Many privacy advocates and civil libertarians argue that having robots read your email is just as bad as having a human do it—perhaps even worse, considering robots can work at a much greater scale and speed, and have perfect memories. Others, like Judge Richard Posner, have argued that there’s no privacy violation at all unless a sentient being is doing the violating, and that automated filtering for relevant communications actually protects privacy by preventing humans from looking at the wrong messages. Both Google and the NSA routinely defend their practice of scanning millions of people’s private communications by saying that there are strict limits on which emails people can actually look at.

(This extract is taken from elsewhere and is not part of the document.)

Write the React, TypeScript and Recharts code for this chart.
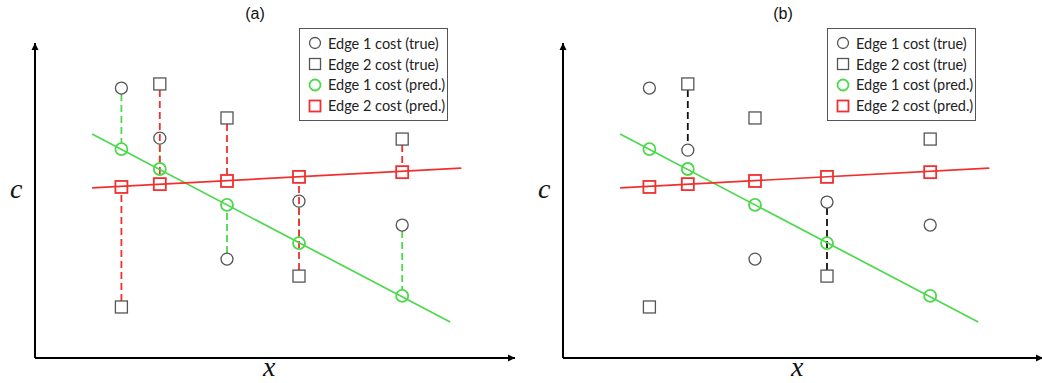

Is that enough?

Amie Stepanovich

Amie Stepanovich

This paper explores what the growing trend toward the automated analysis of masses of private communications means for the law and policy of privacy and surveillance, and will ask the question: when if at all does it “count”, from a privacy policy and privacy law perspective, if a robot is reading your email? Does a government robot’s reading of your email constitute a search or seizure of that email under the Fourth Amendment? And does robotic scanning of your email count as an “intercept” that is regulated by the federal wiretapping statute? This paper examines both questions, looking to statutory and constitutional case law to conclude that from a privacy perspective, having a robot read your email is just as bad—and may be even worse—than its being read by a human.

Kevin Bankston and Amie Stepanovich will present When Robot Eyes Are Watching You: The Law & Policy of Automated Communications Surveillance on Saturday, April 5th at 10:00 AM with discussant Neil Richards at the University of Miami Newman Alumni Center in Coral Gables, Florida.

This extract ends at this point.